Is there a formal definition of the term "generalized" when used with distributions?

Question

I am interested in peak models that are observed in instrumental analysis. The term "generalized" is commonly used in the context of statistical distributions, referring to a class of distributions that are based on a particular distribution, but are modified to include additional parameters or changes to its shape or properties. For example, we have generalized normal distribution and normal distribution.

(i) Does the term "generalized" have a more formal meaning than the one given above? (ii) Is there a specific protocol in statistics to generalize a simpler distribution to a more complex one? By that I mean how do we add another shape parameter to an existing distribution?

Answer 1

A generalized distribution is just more general than what it generalizes. No more, no less. I haven't encountered rules about its usage beyond that self-evident limitation.

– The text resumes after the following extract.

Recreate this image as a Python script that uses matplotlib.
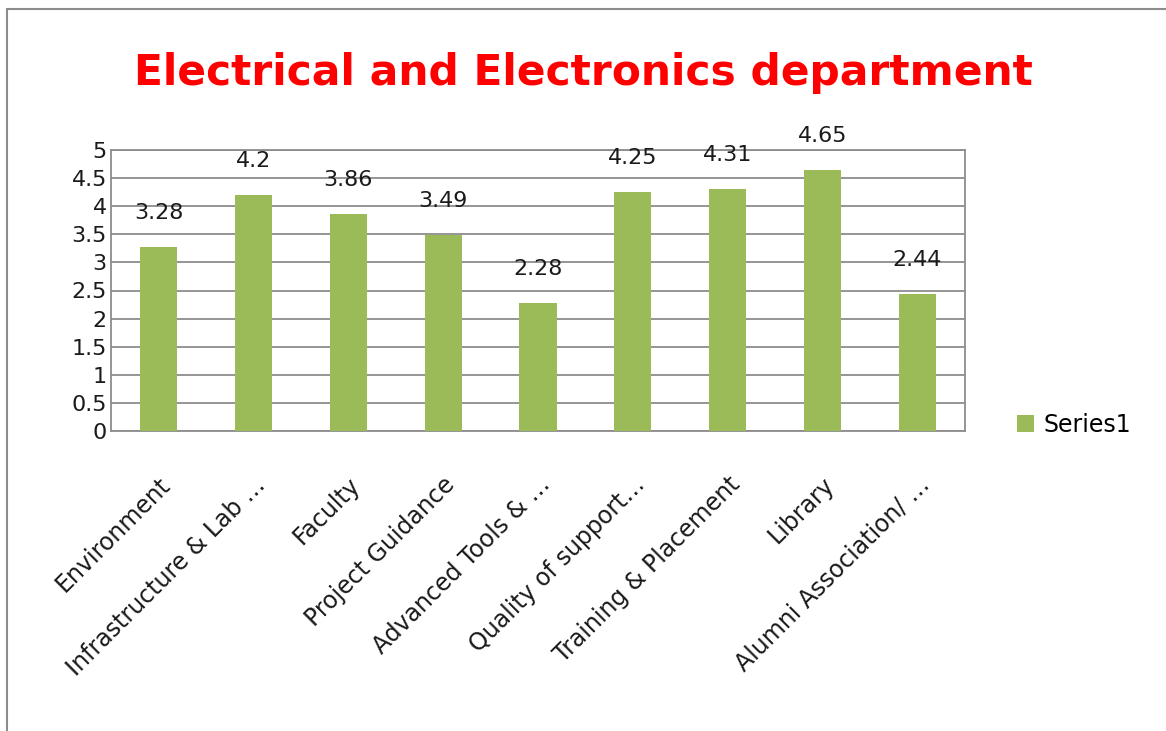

A distribution can be generalized in different ways, and conversely a distribution may be a particular case of various generalized distributions.

Nor is there a rule about whether the word "generalized" appears at all. Thus gamma distributions include exponential distributions, but so do generalized Pareto distributions.

Despite its other limitations, I have found the Wikipedia articles on particular distributions generally excellent, and they and the literature generally are replete with comments about particular families of distribution and yet wider families to which they belong.

The matter is muddied further by whether particular distributions are limiting cases of a generalized family, and not just special cases. Thus some normal distributions are limiting cases of gamma distributions.

There is a mass of small print here. Sometimes it is clearer in one parameterisation rather than another what generalizations are possible and indeed useful or congenial.